La prise en compte de l’expertise des parents
Considérer les parents comme des experts de la Maison des Familles, de la fonction de parents, de la précarité, avec leur regard singulier sur la société est une vraie force pour les MDF. Chacun peut sentir au sein des CA que les préoccupations des parents vont au-delà de leurs propres situations et s’attachent à l’intérêt commun. Cela est rendu possible grâce à la prise en compte de sa propre expérience qui, confrontée à l’expérience des autres se transforme en expertise et à la capacité des parents élus de s’extraire au moins le temps du CA de leur situation personnelle pour représenter l’intérêt de l’ensemble des parents et de la structure.
Pour aller encore plus loin, il serait intéressant de considérer les sujets apportés par les parents non pas comme des questions mais comme des révélateurs de leurs savoirs, déjà analysés et avec une proposition de solution. Pour imager cela on peut prendre l’exemple de deux MDF dans lesquelles les parents ont demandé s’il était possible d’embaucher une troisième personne. Cette question est arrivée parce que les parents ont observé que les deux salariés présents avaient moins de disponibilité pour les uns et les autres, que la directrice notamment était moins dans le collectif et donc ils ont supposé que c’est parce que sa charge de travail était trop importante. Et leur question était une proposition de solution.

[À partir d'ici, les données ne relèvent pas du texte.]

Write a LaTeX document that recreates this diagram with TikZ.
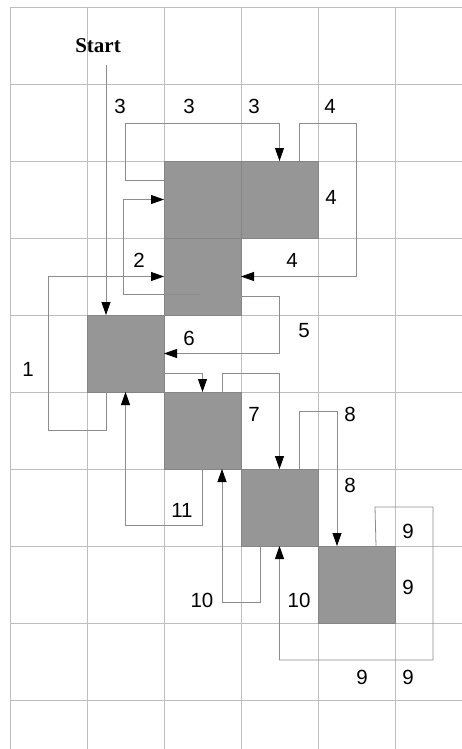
\documentclass[tikz,border=0pt]{standalone}
\usepackage{fontspec}
\setmainfont{Liberation Sans}
\newfontfamily\startfont{Liberation Serif}
\usetikzlibrary{arrows.meta}
\definecolor{gridc}{HTML}{BEBEBE}
\definecolor{connc}{HTML}{8C8C8C}
\definecolor{sqc}{HTML}{969696}
\definecolor{sqb}{HTML}{858585}
\tikzset{
  sq/.style={draw=sqb, line width=0.7pt, fill=sqc, minimum size=77pt, inner sep=0pt, outer sep=0pt},
  gridline/.style={draw=gridc, line width=0.9pt},
  conn/.style={draw=connc, line width=0.8pt},
  arr/.style={conn, -{Triangle[length=13pt,width=9pt,color=black]}},
  lbl/.style={inner sep=0pt, font=\fontsize{20.5}{24}\selectfont},
}
\begin{document}
\begin{tikzpicture}[x=1pt,y=-1pt]
\useasboundingbox (0,0) rectangle (462,749);
\fill[white] (0,0) rectangle (462,749);
% grid
\foreach \x in {10,87,164,241,318,395} \draw[gridline] (\x,7) -- (\x,749);
\foreach \y in {7,84,161,238,315,392,469,546,623,700} \draw[gridline] (10,\y) -- (462,\y);
% squares
\node[sq] (sT1) at (202.5,199.5) {};
\node[sq] (sT2) at (279.5,199.5) {};
\node[sq] (sM)  at (202.5,276.5) {};
\node[sq] (sB)  at (125.5,353.5) {};
\node[sq] (sC)  at (202.5,430.5) {};
\node[sq] (sD)  at (279.5,507.5) {};
\node[sq] (sE)  at (356.5,584.5) {};
% start
\node[inner sep=0pt, font=\startfont\bfseries\fontsize{21}{24}\selectfont] (start) at (98,46) {Start};
\coordinate (st) at (106,65);
\coordinate (m2) at (200,294);
% connectors
\draw[arr] (st) -- ([xshift=-19.5pt]sB.north);
\draw[arr] ([xshift=-19.5pt]sB.south) -- (106,430) -- (48,430) -- (48,276.5) -- (sM.west);
\draw[arr] (m2) -- (123,294) -- (123,199.5) -- (sT1.west);
\draw[arr] ([yshift=19.5pt]sT1.west) -- (125,180) -- (125,123) -- (279.5,123) -- (sT2.north);
\draw[arr] ([xshift=19.5pt]sT2.north) -- (299,123) -- (356,123) -- (356,276.5) -- (sM.east);
\draw[arr] ([yshift=-19.5pt]sM.east) -- (279,296) -- (279,353.5) -- (sB.east);
\draw[arr] ([yshift=-19.5pt]sB.east) -- (202.5,373) -- (sC.north);
\draw[arr] ([xshift=19.5pt]sC.north) -- (222,373) -- (279.5,373) -- (sD.north);
\draw[arr] ([xshift=19.5pt]sD.north) -- (299,411) -- (337,411) -- ([xshift=-19.5pt]sE.north);
\draw[arr] ([xshift=19.5pt]sE.north) -- (375,507) -- (433,507) -- (433,660) -- (279.5,660) -- (sD.south);
\draw[arr] ([xshift=-19.5pt]sD.south) -- (260,602) -- (222,602) -- ([xshift=19.5pt]sC.south);
\draw[arr] (sC.south) -- (202.5,525) -- (125.5,525) -- (sB.south);
% labels
\node[lbl] (l1) at (120,106) {3};
\node[lbl] (l2) at (189,106) {3};
\node[lbl] (l3) at (254,106) {3};
\node[lbl] (l4) at (330,106) {4};
\node[lbl] (l5) at (331,197) {4};
\node[lbl] (l6) at (139,260) {2};
\node[lbl] (l7) at (292,260) {4};
\node[lbl] (l8) at (304,331) {5};
\node[lbl] (l9) at (189,338) {6};
\node[lbl] (l10) at (28,369) {1};
\node[lbl] (l11) at (254,414) {7};
\node[lbl] (l12) at (350,414) {8};
\node[lbl] (l13) at (350,485) {8};
\node[lbl] (l14) at (182,510) {11};
\node[lbl] (l15) at (408,531) {9};
\node[lbl] (l16) at (408,587) {9};
\node[lbl] (l17) at (202,600) {10};
\node[lbl] (l18) at (299,600) {10};
\node[lbl] (l19) at (362,677) {9};
\node[lbl] (l20) at (408,677) {9};
\end{tikzpicture}
\end{document}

En conclusion, prendre en compte le savoir issu de l’expérience des parents ne va pas forcément de soi et un pas de côté doit se faire afin d’accepter le savoir de l’autre et renoncer à la prédominance de son propre savoir. Par ailleurs, ne se baser que sur l’expertise des parents issue de leur expérience et des échanges entre pairs est limitant. Il est important de les accompagner aussi dans la reconnaissance du savoir de l’autre, de sa réalité. Pour les uns et les autres il s’agit d’apprendre à réfléchir ensemble, à construire ensemble dans un objectif commun qui est le projet des Maisons des Familles.